Only one of his five novels dealt directly with a Catholic theme, his Pulitzer-winning “The Edge of Sadness,” about an alcoholic priest.
“It’s his best book. There’s general agreement on that too,” Duffy said. “It’s more profound [than ‘The Last Hurrah’], it’s better put together. The conflicts are much sharper, there’s much more drama. His eye and ear are much better.” (There are plans to reissue it soon, Duffy added.)
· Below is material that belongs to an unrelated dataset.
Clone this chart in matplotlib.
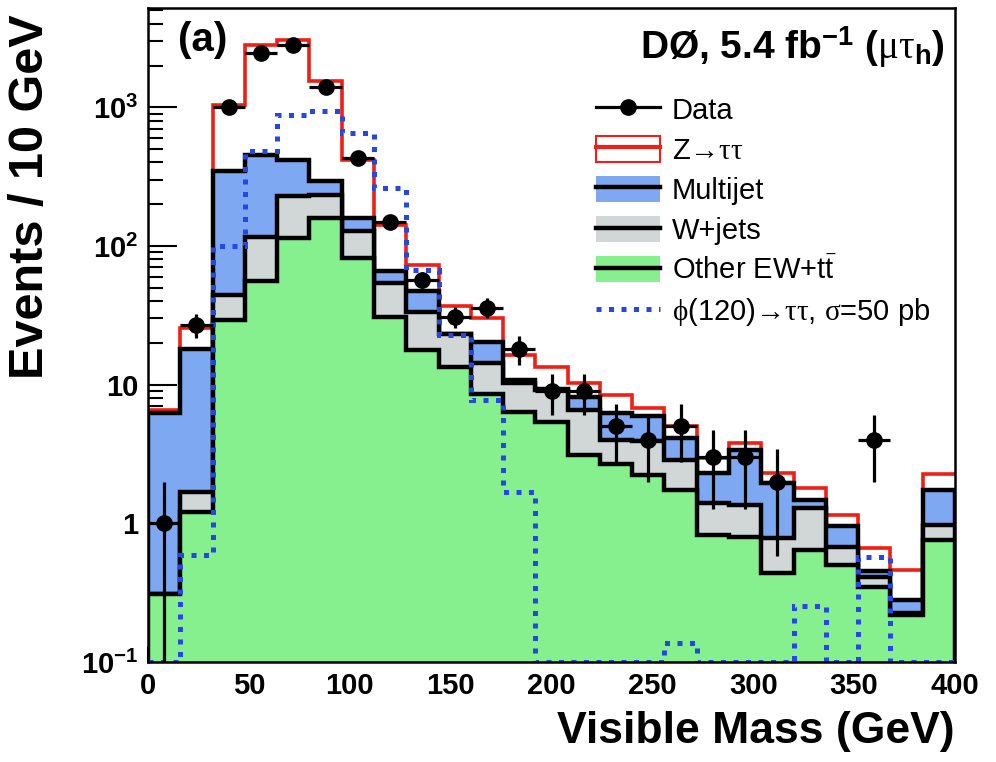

“Like his Irishness, his religion was a matter of a private belief,” he said. For that reason, it might reasonably be speculated that, had he lived, he would have identified with the church’s liberal wing. On the other hand, he was somewhat upset at some of the changes coming out of Vatican II, though he was an admirer of Pope John XXIII and the idea of the council. In politics and religion, Duffy concluded, the novelist was a strange mixture of conservative and liberal
One agnostic friend, the critic Edmund Wilson, wrote that O’Connor was one of the few people he knew who strove for a sincere Christian life.
“When you come right down to it, Edwin O’Connor was an old-fashioned guy,” Duffy said. The author never drank or smoked. “When he became famous, he did not become ostentatious or insufferable, I was told over and over again.”
Duffy, a professor of English at Providence College, interviewed dozens of relatives and friends of the author, including his sister, his stepson and two of JFK’s New Frontiersmen, John Kenneth Galbraith and Arthur Schlesinger Jr., both of whom were close friends.
Edwin O’Connor died at his writing desk at his home on Boston’s exclusive Beacon Hill on March 22, 1968. He’d suffered a massive cerebral hemorrhage. He was 49.
(“A Family of His Own: A Life of Edwin O’Connor,” by Charles F. Duffy, is published by the Catholic University of America Press. 376 pp. $49.95.)